Web Crawler to craw test website fakebook.com at http://cs5700.ccs.neu.edu/accounts/login/?next=/fakebook/
Crawler.java Source code for main program HTTPClient.java Source code for HTTP protocol and handle request & response HTTPRequest.java Source code for HTTP request HTTPResponse.java Source code for HTTP response Makefile Makefile to build word-count README This file
Program can be built using default make arguments.
A. Program design
The crawler works in this way : Parse the root web page("http://cs5700f14.ccs.neu.edu/accounts/login/?next=/fakebook/."), and get all links from this page. Using the URLs that retrieved from step 1, and parse those URLs. When doing the above steps, we need to track which has been processed before, so that each web page only get processed once. We store the frontier URLs in Queue. We're using the following step:
-
We login to fakebook using HTTP methods. Get the session and csrf token.
-
We get the homepage and begin crawl this website. We maintained two url sets, one is the url sets we have visited, the other one is the url sets that we haven't visited. we are using hashmap to avoid visiting duplicate url and using BFS when crawling.
-
We continue crawl this website until we could't find new unvisited url or we have collected all the five secret_flags.

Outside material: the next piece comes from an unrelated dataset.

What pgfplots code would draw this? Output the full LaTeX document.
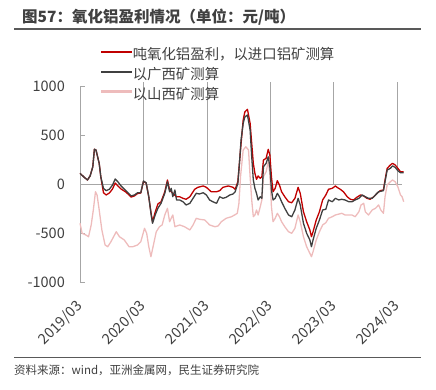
\documentclass[border=0pt]{standalone}
\usepackage{fontspec}
\setmainfont{Noto Sans CJK SC}
\usepackage{pgfplots}
\pgfplotsset{compat=1.18}
\usepackage{pgfplotstable}
\definecolor{lnred}{HTML}{C00000}
\definecolor{lngray}{HTML}{404040}
\definecolor{lnpink}{HTML}{EEBCBC}
\definecolor{caxis}{HTML}{A6A6A6}
\definecolor{ctext}{HTML}{404040}
\definecolor{crule}{HTML}{595959}

\pgfplotstableread{
m v
0 109
0.8 68
1.4 41
1.9 82
2.4 176
2.7 354
3.0 347
3.3 278
3.6 211
3.9 74
4.4 -44
4.9 -68
5.5 -54
6.1 -10
6.6 51
7.1 23
7.7 -20
8.6 -68
9.6 -122
10.2 -112
10.8 -89
11.4 -89
11.9 31
12.4 13
12.9 -130
13.3 -299
13.6 -401
14.1 -316
14.6 -248
15.2 -197
15.9 -95
16.4 23
16.8 -79
17.1 -44
17.4 -130
17.8 -61
18.1 -163
18.7 -163
19.3 -181
19.9 -214
20.6 -197
21.2 -146
21.8 -95
22.4 -102
23.1 -89
23.7 -112
24.3 -163
24.9 -181
25.6 -197
26.2 -130
26.8 -146
27.4 -136
28.1 -112
28.7 -102
29.1 -79
29.6 7
29.9 211
30.2 449
30.6 619
30.9 683
31.4 704
31.9 551
32.2 278
32.5 41
32.8 -44
33.1 -95
33.4 -163
33.8 -130
34.1 -146
34.4 176
34.9 211
35.3 278
35.6 176
35.9 -61
36.2 -163
36.6 -146
37.0 -95
37.4 -130
37.8 -181
38.4 -248
39.1 -316
39.7 -334
40.3 -265
40.9 -146
41.3 -214
41.9 -401
42.5 -503
43.1 -571
43.4 -640
43.7 -571
44.3 -452
44.9 -367
45.5 -265
46.1 -258
46.6 -163
47.3 -181
47.9 -146
48.5 -163
49.1 -156
49.7 -163
50.4 -181
51.0 -181
51.6 -163
52.3 -146
52.9 -112
53.5 -130
54.1 -146
54.8 -146
55.4 -112
56.0 -79
56.9 -68
57.2 23
57.6 143
58.2 160
58.6 184
59.1 170
59.6 136
60.1 115
60.7 115
}\graytab

\pgfplotstableread{
m v
0 109
0.8 68
1.4 41
1.9 82
2.4 176
2.7 354
3.0 347
3.3 278
3.6 211
3.9 74
4.4 -89
4.9 -112
5.5 -92
6.1 -51
6.6 10
7.1 -20
7.7 -51
8.6 -82
9.6 -133
10.2 -122
10.8 -97
11.4 -92
11.9 26
12.4 10
12.9 -133
13.3 -286
13.6 -388
14.1 -286
14.6 -204
15.2 -181
15.9 -79
16.4 41
16.8 -61
17.4 -95
18.1 -130
18.7 -130
19.3 -146
19.9 -156
20.6 -130
21.5 -54
22.1 -34
23.1 -20
23.7 -34
24.6 -79
25.6 -79
26.2 -68
26.8 -34
27.8 -20
28.7 -34
29.1 -54
29.6 23
30.1 347
30.6 653
30.9 734
31.4 762
31.9 619
32.2 415
32.5 211
32.8 109
33.1 48
33.4 82
33.8 58
34.1 74
34.4 245
34.9 262
35.3 354
35.6 296
35.9 74
36.2 -79
36.6 -44
37.0 34
37.4 -10
37.8 -79
38.4 -130
39.1 -181
39.7 -191
40.3 -146
40.9 -34
41.3 -95
41.9 -283
42.5 -385
43.1 -469
43.4 -538
43.7 -487
44.3 -367
44.9 -283
45.5 -163
46.1 -112
46.6 -54
47.3 -44
47.9 -20
48.2 -34
48.8 -54
49.4 -79
50.1 -130
50.7 -156
51.3 -163
51.9 -136
52.6 -112
53.2 -122
53.8 -146
54.4 -156
55.1 -130
55.7 -95
56.3 -68
56.9 -61
57.2 41
57.6 160
58.2 194
58.6 211
59.1 194
59.6 160
60.1 125
60.7 125
}\redtab

\pgfplotstableread{
m v
0 -401
0.4 -503
1.1 -520
1.6 -538
2.1 -418
2.5 -265
2.9 -79
3.2 -112
3.6 -265
4.1 -469
4.7 -622
5.2 -640
5.8 -589
6.8 -487
7.4 -538
8.3 -571
9.2 -640
9.9 -640
10.8 -622
11.4 -589
12.1 -452
12.5 -503
12.9 -640
13.3 -742
13.7 -640
14.3 -487
14.9 -436
15.4 -418
15.9 -316
16.4 -248
16.8 -385
17.4 -316
17.8 -436
18.7 -418
19.6 -436
20.6 -469
21.2 -418
21.8 -350
22.4 -360
23.4 -367
24.3 -418
25.3 -436
25.9 -428
26.5 -385
27.4 -350
28.4 -334
29.0 -316
29.5 -299
29.8 -197
30.1 74
30.6 347
31.1 380
31.6 347
31.9 74
32.2 -163
32.5 -334
32.8 -316
33.1 -265
33.4 -316
33.8 -232
34.1 -163
34.4 74
34.9 125
35.3 227
35.6 109
35.9 -232
36.2 -385
36.6 -350
37.0 -299
37.4 -334
37.8 -385
38.4 -436
39.1 -487
39.7 -503
40.3 -452
40.9 -316
41.3 -385
41.9 -538
42.5 -640
43.1 -707
43.4 -742
43.7 -691
44.3 -571
44.9 -487
45.5 -418
46.1 -395
46.6 -350
47.3 -334
47.9 -316
49.1 -299
49.7 -316
51.0 -316
51.6 -334
52.3 -283
52.7 -214
53.2 -197
53.5 -283
54.1 -316
54.8 -265
55.4 -248
56.0 -214
56.4 -265
56.9 -299
57.2 -130
57.6 -10
58.2 23
58.6 41
59.1 23
59.6 -28
60.1 -112
60.4 -130
60.7 -181
}\pinktab

\begin{document}
\begin{tikzpicture}
\path (0,0) rectangle (436bp,390bp);
\node[anchor=west, inner sep=0pt, text=ctext, font=\fontsize{15.5bp}{18bp}\selectfont\bfseries] at (22bp,372.5bp) {图57：氧化铝盈利情况（单位：元/吨）};
\draw[color=crule, line width=1.5bp] (14bp,361bp) -- (421bp,361bp);
\begin{axis}[
  at={(80bp,108bp)}, anchor=south west,
  scale only axis, width=323.7bp, height=196bp,
  xmin=0, xmax=60.7, ymin=-1000, ymax=1000,
  axis lines*=left,
  x axis line style={draw=none},
  y axis line style={draw=caxis, line width=0.8bp},
  xtick={0,11.9,23.8,35.7,47.6,59.5},
  xticklabels={2019/03,2020/03,2021/03,2022/03,2023/03,2024/03},
  xtick style={draw=none},
  xticklabel style={rotate=45, anchor=east, inner sep=0pt, font=\fontsize{14.5bp}{17bp}\selectfont, text=ctext},
  xticklabel shift=22bp,
  ytick={-1000,-500,0,500,1000},
  ytick style={draw=caxis, line width=0.8bp},
  tick align=inside,
  major tick length=5bp,
  yticklabel style={inner sep=0pt, xshift=-15bp, font=\fontsize{14.5bp}{17bp}\selectfont, text=ctext},
  /pgf/number format/assume math mode=true,
  /pgf/number format/1000 sep={},
  clip=false,
  legend cell align=left,
  legend image code/.code={\fill[#1] (0bp,-0.55bp) rectangle (30bp,0.55bp);},
  legend style={draw=none, fill=none, inner sep=0pt, at={(axis description cs:0.063,1.206)}, anchor=north west, font=\fontsize{14.4bp}{17bp}\selectfont, text=ctext, row sep=7.2bp},
]
\addlegendimage{lnred, fill=lnred, line width=0.2bp}
\addlegendentry{\raisebox{-5.3bp}{吨氧化铝盈利，以进口铝矿测算}}
\addlegendimage{lngray, fill=lngray, line width=0.2bp}
\addlegendentry{\raisebox{-5.3bp}{以广西矿测算}}
\addlegendimage{lnpink, fill=lnpink, line width=0.2bp}
\addlegendentry{\raisebox{-5.3bp}{以山西矿测算}}
\draw[caxis, line width=0.8bp] (axis cs:0,0) -- (axis cs:60.4,0);
\pgfplotsinvokeforeach{11.9,23.8,35.7,47.6,59.5}{\draw[caxis, line width=0.8bp] (axis cs:#1,0) -- ++(0,4bp);}
\addplot[lnpink, line width=1.3bp, line join=round, forget plot] table {\pinktab};
\addplot[lnred, line width=1.3bp, line join=round, forget plot] table {\redtab};
\addplot[lngray, line width=1.3bp, line join=round, forget plot] table {\graytab};
\end{axis}
\draw[color=crule, line width=1.2bp] (14bp,32.7bp) -- (421bp,32.7bp);
\node[anchor=west, inner sep=0pt, text=ctext, font=\fontsize{11.5bp}{13bp}\selectfont] at (14bp,20bp) {资料来源：wind，亚洲金属网，民生证券研究院};
\end{tikzpicture}
\end{document}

B. HTTP protocol The Hypertext Transfer Protocol (HTTP) is an application protocol for distributed, collaborative, hypermedia information systems.HTTP is the foundation of data communication for the World Wide Web.
- Http Request Methods Those methods are commonly used: GET Requests a representation of the specified resource HEAD Asks for the response identical to the one that would correspond to a GET request, but without the response body. POST Requests that the server accept the entity enclosed in the request as a new subordinate of the web resource identified by the URI. DELETE Deletes the specified resource.
In this crawler program, we mainly use GET and POST method.
-
HTTP header Request Line First line of header, and contains basic info on the request. We can get the status code for request line Header The rule format we need follow
-
HTTP status codes 200 OK 301 Moved Permanently
302 Moved Temporarily 400 Bad Request 403 Forbidden 500 Internal Server Error
We will response depending on the given http status code.